«Пусть бы уж скорее, – думалось невольно, – хоть какое-нибудь решение!» Сердце тревожно замирало и ныло. Солнце же опускалось все ниже и ниже.
Длинные тени вытянулись по равнине Марицы от холмов и деревьев. То и дело подъезжали казаки с донесениями к Гурко: они гласили, что у стен города идет усиленная работа, партии болгар выведены будто бы из города и под присмотром и понуканием турок роют укрепления вокруг Ески-Загры. Минута за минутой проходила в тревожном ожидании; вот и Елецкий и Севский полки показались наконец в отдалении и стали подтягиваться медленно к шоссе. Темнело быстро. Окружающие предметы бледнели и тонули в смутном освещении вечера. Гурко, видимо, ожидал наступления совершенной темноты. Она не замедлила наступить. Тогда, приказав одному батальону стрелков, гусарскому полку и батарее Ореуса оставаться на прежних позициях, Гурко велел остальному отряду двигаться под покровом темноты к селению Далбока, расположенному у подошвы Малых Балкан, верстах в шести—семи вправо от шоссе. Затем, потребовав себе лошадь, Гурко поехал впереди частей в ту же сторону в сопровождении свиты и конвоя. Ночь была темная, черная. Мы вскоре перестали различать дорогу, по которой ехали, и окружающие предметы. Что-то зловещее, мрачное лежало в этой черной темноте. Ноги лошадей поминутно оступались в канавки, проходившие по сторонам дороги; нависшие над дорогой кусты задевали нас своими хлесткими ветвями. Ески-Загра горела. Широкое красное зарево расстилалось на небе, и до чуткого уха доносился словно неясный гул со стороны пожара. Казаки, приезжавшие от времени до времени к Гурко, рассказывали между прочим, что им удалось в темноте пробраться близко к Ески-Загре, что там по-прежнему при свете факелов болгары роют укрепления вокруг города, но что самый город отдан во власть черкесов и башибузуков, из города слышатся будто бы крики, стоны и вопли о помощи. Невольно ночное воображение усиливалось нарисовать картину того, что делалось в эту минуту в Ески-Загре: быть может, женщины, влекомые в эту минуту по улицам, дети, разрезываемые на куски, в госпитале наше раненые, изуродованные и замученные живыми, среди пламени пожара, кровавый пир рассвирепевших дикарей!..

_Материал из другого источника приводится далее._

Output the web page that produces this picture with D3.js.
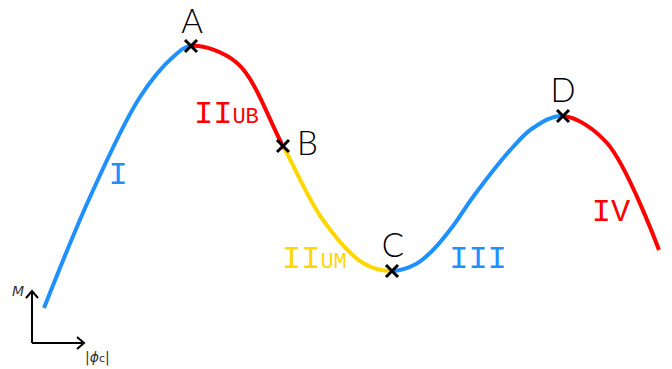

Проехав около двух часов, мы наткнулись наконец в темноте на какие-то заборы и слезли с лошадей. Гурко приказал не разводить костров до тех пор, пока не подойдет пехота, и пришлось поэтому расположиться в темноте ощупью и где попало. Кто-то отыскал невдалеке стог снопов, и мы, привязав своих лошадей к колючему плетню, отправились за снопами для корма лошадям и устройства себе постелей. Часа через два подошли солдаты, и вскоре несколько костров ярким блеском прорезали ночную темноту. Их пламя осветило нашу стоянку – это было небольшое пространство между заборами, на котором тесно скучились люди и лошади. Ни повернуться, ни расположиться как следует не было места; спать приходилось между лошадьми. Но спать хотелось невыносимо, к чрезмерной усталости присоединился также и голод. Два дня как наши вьюки были отправлены по распоряжению Гурко в Хаинкиой, и мы кряду два дня питались одними турецкими галетами да сливами, подобранными с деревьев на дороге. Здесь же ни галет, ни слив с собой не было, и целый день мы ничего не ели. Делать было нечего, надо было удовлетвориться тем, что находилось в нашем распоряжении, то есть сном. Гурко спал уже у своего костра, завернувшись в свою мохнатую бурку. Нагловский, лежа на животе, писал при свете костра карандашом на лоскутке бумаги донесение в Главную квартиру. Я, набросав соломы у плетня, бросился в нее и в секунду стал забываться. Сквозь сон я почувствовал, что кто-то треплет меня за плечо, я с трудом открыл глаза и увидал нагнувшегося ко мне нашего милого майора Лигница.